ロシア海域での流し網は2015年にプーチン政権によって禁止になりました。
日本は毎年多くの紅鮭や時鮭、カラフトマスをロシア海域での流し網で漁獲していました。
しかし2016年以降はこの鮭類の入荷がまったくなくなりました。
何度かこのブログでも取り上げたテーマです。
この法律の制定した背景などを解説していきます。
前提として、以下の記事で流し網漁について解説しています。
流し網漁が分からない方は以下をご一読ください。
定置網漁、刺し網漁、流し網漁の違いについて:https://fish-neta.com/72735117-2/
ロシアでの流し網はなぜ禁止になったか?①獲れすぎる
流し網漁は、魚をとても効率よく漁獲出来ます。
しかし、獲れすぎてしまって魚がいなくなってしまうと危惧されます。
根こそぎ漁獲してしまうのですね。
特に環境意識の高いヨーロッパでは、サスティナブル(継続利用)ではない漁法で獲れたものは嫌われています。
なので同じヨーロッパのロシアでもそういう風潮になったのだと思います。
流し網はなぜ禁止になったか?②狙わない魚も獲れてしまう
流し網には狙わない魚も掛かってしまいます。
いらない魚は海洋投棄されてしまいます。
これは漁業資源という観点でとてももったいないことです。
流し網はなぜ禁止になったか?③海鳥や海洋哺乳類が引っかかってしまう
流し網は「死のカーテン」とも呼ばれています。
上で見てきたような、根こそぎ魚を獲ることも一つの理由です。
それから、一緒に哺乳類や海鳥なども引っかかってしまうことも理由です。
なぜ海鳥が引っかかるかというと、流し網に引っかかっている魚を目当てに海鳥が海に潜ります。
すると網に引っかかり、身動きが取れなくなって、呼吸ができなくなり、死んでしまうのです。

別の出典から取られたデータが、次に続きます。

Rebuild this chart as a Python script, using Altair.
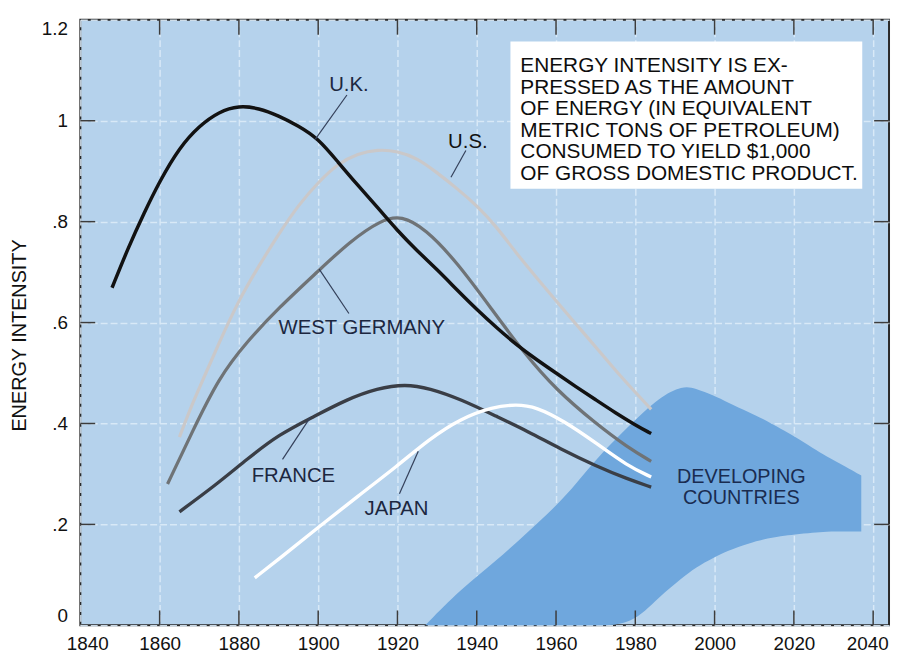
import altair as alt
import pandas as pd

# ---- data ----
uk_years = [1848, 1852, 1856, 1860, 1865, 1870, 1875, 1880, 1885, 1890, 1895, 1900, 1905, 1910, 1915,
            1920, 1925, 1930, 1935, 1940, 1945, 1950, 1955, 1960, 1965, 1970, 1975, 1980, 1984]
uk_values = [0.669, 0.747, 0.816, 0.880, 0.947, 0.990, 1.018, 1.030, 1.025, 1.010, 0.990, 0.965, 0.918,
             0.872, 0.828, 0.782, 0.742, 0.705, 0.665, 0.626, 0.590, 0.556, 0.527, 0.500, 0.473, 0.447,
             0.421, 0.397, 0.380]

us_years = [1865, 1868, 1871, 1875, 1880, 1885, 1890, 1895, 1900, 1905, 1910, 1915, 1920, 1925, 1930,
            1935, 1940, 1945, 1950, 1955, 1960, 1965, 1970, 1975, 1980, 1984]
us_values = [0.373, 0.435, 0.488, 0.560, 0.645, 0.712, 0.775, 0.833, 0.878, 0.915, 0.935, 0.943, 0.940,
             0.926, 0.897, 0.866, 0.832, 0.790, 0.737, 0.690, 0.643, 0.597, 0.552, 0.505, 0.462, 0.428]

wg_years = [1862, 1868, 1875, 1882, 1890, 1900, 1908, 1916, 1921, 1927, 1935, 1944, 1952, 1960, 1970,
            1978, 1984]
wg_values = [0.280, 0.380, 0.492, 0.562, 0.629, 0.702, 0.761, 0.804, 0.812, 0.786, 0.720, 0.624, 0.539,
             0.467, 0.400, 0.353, 0.325]

fr_years = [1865, 1874, 1882, 1890, 1899, 1907, 1915, 1922, 1928, 1936, 1945, 1953, 1961, 1970, 1978, 1984]
fr_values = [0.225, 0.277, 0.329, 0.378, 0.414, 0.447, 0.470, 0.478, 0.470, 0.448, 0.414, 0.384, 0.350,
             0.316, 0.290, 0.274]

jp_years = [1884, 1890, 1900, 1910, 1920, 1928, 1936, 1944, 1950, 1955, 1962, 1970, 1978, 1984]
jp_values = [0.094, 0.131, 0.194, 0.256, 0.316, 0.369, 0.410, 0.433, 0.438, 0.433, 0.405, 0.362, 0.316, 0.294]

dev_years = [1927, 1936, 1945, 1953, 1962, 1970, 1979, 1986, 1992, 1995, 2000, 2003, 2009, 2012, 2017,
             2020, 2025, 2028, 2033, 2037]
dev_upper = [0.0, 0.072, 0.128, 0.186, 0.250, 0.330, 0.400, 0.452, 0.475, 0.470, 0.455, 0.443, 0.421,
             0.410, 0.388, 0.375, 0.350, 0.336, 0.315, 0.297]
dev_lower = [0.0, 0.0, 0.0, 0.0, 0.0, 0.0, 0.0, 0.057, 0.095, 0.114, 0.135, 0.147, 0.163, 0.170, 0.177,
             0.180, 0.184, 0.186, 0.186, 0.186]

series_names = ["U.S.", "WEST GERMANY", "FRANCE", "JAPAN", "U.K."]
series_colors = ["#cac8c9", "#6f7376", "#3a3e46", "#ffffff", "#121212"]
series_widths = [3.2, 3.5, 3.8, 4.0, 4.6]

x_ticks = [1840, 1860, 1880, 1900, 1920, 1940, 1960, 1980, 2000, 2020, 2040]
y_ticks = [0, 0.2, 0.4, 0.6, 0.8, 1.0, 1.2]

note_text = ("ENERGY INTENSITY IS EX-\nPRESSED AS THE AMOUNT\nOF ENERGY (IN EQUIVALENT\n"
             "METRIC TONS OF PETROLEUM)\nCONSUMED TO YIELD $1,000\nOF GROSS DOMESTIC PRODUCT.")

# ---- tables ----
rows = []
for name, yrs, vals in [("U.S.", us_years, us_values), ("WEST GERMANY", wg_years, wg_values),
                        ("FRANCE", fr_years, fr_values), ("JAPAN", jp_years, jp_values),
                        ("U.K.", uk_years, uk_values)]:
    for y_, v_ in zip(yrs, vals):
        rows.append({"series": name, "year": y_, "value": v_})
lines_df = pd.DataFrame(rows)
dev_df = pd.DataFrame({"year": dev_years, "value": dev_upper, "lower": dev_lower})

labels_df = pd.DataFrame([
    {"label": "U.K.", "year": 1907.75, "value": 1.071, "col": "#1c2740"},
    {"label": "U.S.", "year": 1937.75, "value": 0.957, "col": "#111111"},
    {"label": "WEST GERMANY", "year": 1911.0, "value": 0.590, "col": "#1c2740"},
    {"label": "FRANCE", "year": 1893.75, "value": 0.296, "col": "#1c2740"},
    {"label": "JAPAN", "year": 1919.75, "value": 0.231, "col": "#1c2740"},
])
dev_label_df = pd.DataFrame([
    {"label": "DEVELOPING", "year": 2006.75, "value": 0.293},
    {"label": "COUNTRIES", "year": 2006.75, "value": 0.252},
])
leaders_df = pd.DataFrame([
    {"year": 1907.25, "value": 1.051, "year2": 1899.25, "value2": 0.963},
    {"year": 1937.25, "value": 0.941, "year2": 1933.5, "value2": 0.888},
    {"year": 1907.75, "value": 0.618, "year2": 1900.25, "value2": 0.706},
    {"year": 1891.0, "value": 0.329, "year2": 1898.0, "value2": 0.412},
    {"year": 1920.5, "value": 0.261, "year2": 1925.25, "value2": 0.345},
])
box_df = pd.DataFrame([{"year": 1948.5, "year2": 2037.25, "value": 1.157, "value2": 0.865}])
note_df = pd.DataFrame([{"year": 1951.0, "value": 1.130, "text": note_text}])
xt_df = pd.DataFrame({"year": x_ticks[1:]})
yt_df = pd.DataFrame({"value": y_ticks[1:-1]})

FONT = "Liberation Sans"
W, H = 816, 611

xscale = alt.Scale(domain=[1840, 2044], nice=False, zero=False)
yscale = alt.Scale(domain=[0, 1.2], nice=False, zero=True)
xaxis = alt.Axis(values=x_ticks, title=None, format="d", labelFont=FONT, labelFontSize=19,
                 labelColor="#111111", ticks=False, domain=False, labelPadding=9, labelFlush=False,
                 labelOffset={"condition": [{"test": "datum.value == 1840", "value": 7},
                                            {"test": "datum.value == 2040", "value": -6}],
                              "value": 0},
                 grid=True, gridColor="#dcebf8", gridDash=[7, 3], gridWidth=1.5, gridOpacity=0.9)
yaxis = alt.Axis(values=y_ticks, title="ENERGY INTENSITY", titleFont=FONT, titleFontSize=20,
                 titleFontWeight="normal", titleColor="#111111", titleX=-61, titleY=318,
                 titleAngle=270, titleBaseline="middle", titleAlign="center",
                 labelExpr="datum.value > 0 && datum.value < 1 ? '.' + format(datum.value * 10, 'd') : format(datum.value, '~g')",
                 labelFont=FONT, labelFontSize=19, labelColor="#111111", ticks=False, domain=False,
                 labelPadding=13, labelFlush=True,
                 grid=True, gridColor="#dcebf8", gridDash=[7, 3], gridWidth=1.5, gridOpacity=0.9)

X = alt.X("year:Q", scale=xscale, axis=xaxis)
Y = alt.Y("value:Q", scale=yscale, axis=yaxis)

area = alt.Chart(dev_df).mark_area(color="#6fa7dd", interpolate="basis").encode(
    x=X, y=Y, y2=alt.Y2("lower:Q"))

lines = alt.Chart(lines_df).mark_line(interpolate="basis", strokeCap="butt").encode(
    x=X, y=Y,
    color=alt.Color("series:N", scale=alt.Scale(domain=series_names, range=series_colors), legend=None),
    strokeWidth=alt.StrokeWidth("series:N", scale=alt.Scale(domain=series_names, range=series_widths),
                                legend=None),
    order=alt.Order("year:Q"),
)

leaders = alt.Chart(leaders_df).mark_rule(color="#34405a", strokeWidth=1.2).encode(
    x=X, y=Y, x2=alt.X2("year2:Q"), y2=alt.Y2("value2:Q"))

labels = alt.Chart(labels_df).mark_text(font=FONT, fontSize=20.5, align="center", baseline="middle").encode(
    x=X, y=Y, text="label:N", color=alt.Color("col:N", scale=None))

dev_labels = alt.Chart(dev_label_df).mark_text(font=FONT, fontSize=20, align="center", baseline="middle",
                                               color="#1a2c50").encode(
    x=X, y=Y, text="label:N")

box = alt.Chart(box_df).mark_rect(fill="white").encode(
    x=X, x2=alt.X2("year2:Q"), y=Y, y2=alt.Y2("value2:Q"))

note = alt.Chart(note_df).mark_text(font=FONT, fontSize=21, align="left", baseline="top",
                                    lineBreak="\n", lineHeight=21.8, color="#0d0d0d").encode(
    x=X, y=Y, text="text:N")

tick_color = "#3c3c3c"
xt_bottom = alt.Chart(xt_df).mark_rule(color=tick_color, strokeWidth=1.5).encode(
    x=X, y=alt.value(H), y2=alt.value(H - 15))
xt_top = alt.Chart(xt_df).mark_rule(color=tick_color, strokeWidth=1.5).encode(
    x=X, y=alt.value(0), y2=alt.value(15))
yt_left = alt.Chart(yt_df).mark_rule(color=tick_color, strokeWidth=1.5).encode(
    y=Y, x=alt.value(0), x2=alt.value(15))
yt_right = alt.Chart(yt_df).mark_rule(color=tick_color, strokeWidth=1.5).encode(
    y=Y, x=alt.value(W), x2=alt.value(W - 15))

chart = alt.layer(
    area, lines, leaders, labels, dev_labels, box, note, xt_bottom, xt_top, yt_left, yt_right
).properties(
    width=W, height=H,
    autosize=alt.AutoSizeParams(type="none"),
    padding={"left": 73, "top": 9, "right": 2, "bottom": 26},
    background="white",
).configure_view(
    fill="#b5d2ec", stroke="#2a2a2a", strokeWidth=2
)

chart.save("out.html", embed_options={"renderer": "svg", "actions": False})
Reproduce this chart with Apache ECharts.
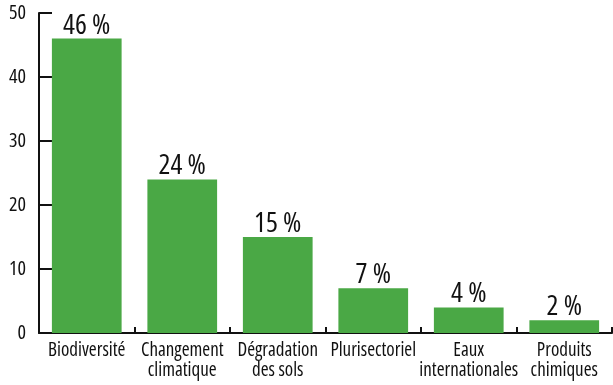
<!DOCTYPE html>
<html>
<head>
<meta charset="utf-8">
<script src="https://cdn.jsdelivr.net/npm/echarts@6/dist/echarts.min.js"></script>
<style>
  html, body { margin: 0; padding: 0; background: #fff; }
  #chart { width: 613px; height: 385px; }
</style>
</head>
<body>
<div id="chart"></div>
<script>
// Share of funding by focal area (%)
const categories = ['Biodiversité', 'Changement\nclimatique', 'Dégradation\ndes sols', 'Plurisectoriel', 'Eaux\ninternationales', 'Produits\nchimiques'];
const values = [46, 24, 15, 7, 4, 2];
const yTicks = [0, 10, 20, 30, 40, 50];

// Condensed width of the Open Sans variable font (goes into the canvas font shorthand)
const FONT = '"Open Sans", sans-serif';
const STRETCH = 'condensed';

const chart = echarts.init(document.getElementById('chart'));
chart.setOption({
  animation: false,
  grid: { left: 39, right: 1, top: 13, bottom: 52, containLabel: false },
  xAxis: {
    type: 'category',
    data: categories,
    axisLine: { lineStyle: { color: '#111', width: 2 } },
    axisTick: { show: true, inside: true, length: 6, alignWithLabel: false, lineStyle: { color: '#111', width: 2 } },
    axisLabel: { color: '#111', fontFamily: FONT, fontWeight: STRETCH, fontSize: 19, lineHeight: 20, margin: 8, interval: 0 }
  },
  yAxis: {
    type: 'value',
    min: yTicks[0],
    max: yTicks[yTicks.length - 1],
    interval: 10,
    splitLine: { show: false },
    axisLine: { show: true, lineStyle: { color: '#111', width: 2 } },
    axisTick: { show: true, inside: true, length: 13, lineStyle: { color: '#111', width: 2 } },
    axisLabel: { color: '#111', fontFamily: FONT, fontWeight: STRETCH, fontSize: 20, margin: 13, padding: [3, 0, 0, 0] }
  },
  series: [{
    type: 'bar',
    data: values,
    barCategoryGap: '27%',
    itemStyle: { color: '#4aa845' },
    label: {
      show: true,
      position: 'top',
      distance: -1,
      formatter: p => p.value + ' %',
      color: '#111',
      fontFamily: FONT,
      fontWeight: STRETCH,
      fontSize: 28
    }
  }]
});
</script>
</body>
</html>
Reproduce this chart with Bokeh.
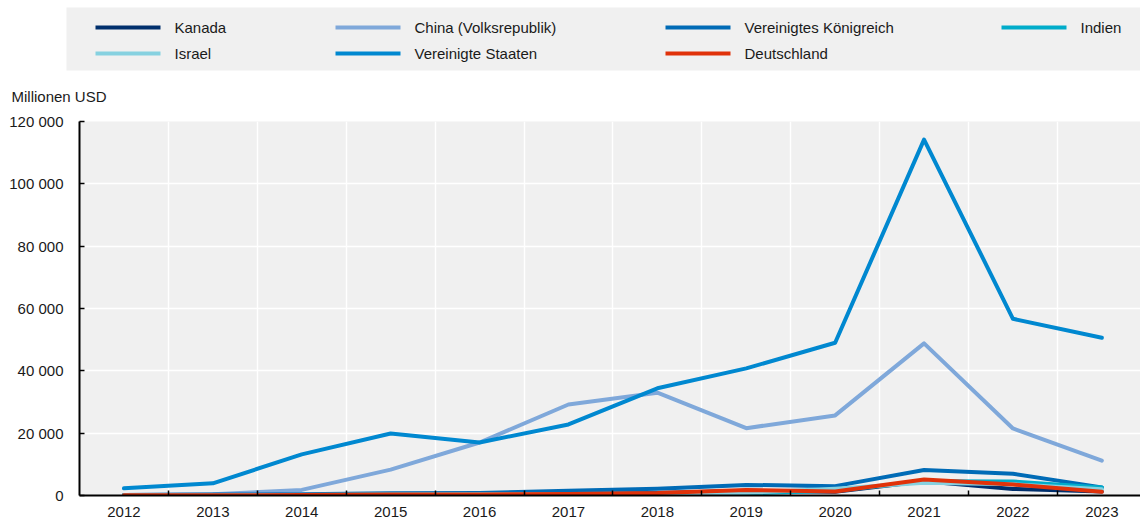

海洋哺乳類も絡まって動けなくなり、死んでしまいます。
犠牲になるのは主に
- 海鳥
- イルカなど
- ウミガメ
だそうです。
こういう他の生物に大きな影響があるのなら、禁止になるのも仕方ありません。
ロシアでの流し網はなぜ禁止になったか?③カムチャツカの政治的な動きとサハリンとの対立
ロシアで流し網漁が禁止になった背景にはロシア国内の政治的な理由も指摘されています。
2018年の大統領選挙へ向け、カムチャツカの有力議員の支持を取り付けたいプーチン大統領の思惑があった、とも言われます。
流し網とカムチャツカの関係は、以下の通りです。
カムチャツカは鮭は沿岸で漁獲します。
一方、サハリンなどは沖へ出て流し網で漁をします。
カムチャツカからしたら、自分たちの川へ帰ってくる鮭をほかの州の人に沖で漁獲されてはたまりません。
そのため、流し網禁止をプーチン大統領にプッシュした、と言われています。
ロシアでの流し網はなぜ禁止になったか?まとめ
というわけで流し網がロシアで禁止になった背景をいろいろとみてきました。
まとめると、
- 環境への負荷が大きい
- カムチャツカの政治的圧力
ということです。
表向きには環境への負荷と言われています。私もヨーロッパの一部であるロシアは極東の意識とは少し違うのだと思います。
でもカムチャツカの議員の動きが流し網禁止を急がせた、とは言えると思います。
環境に負荷をかけずに美味しい鮭が安く食べられる。そんな漁法の開発が待たれます。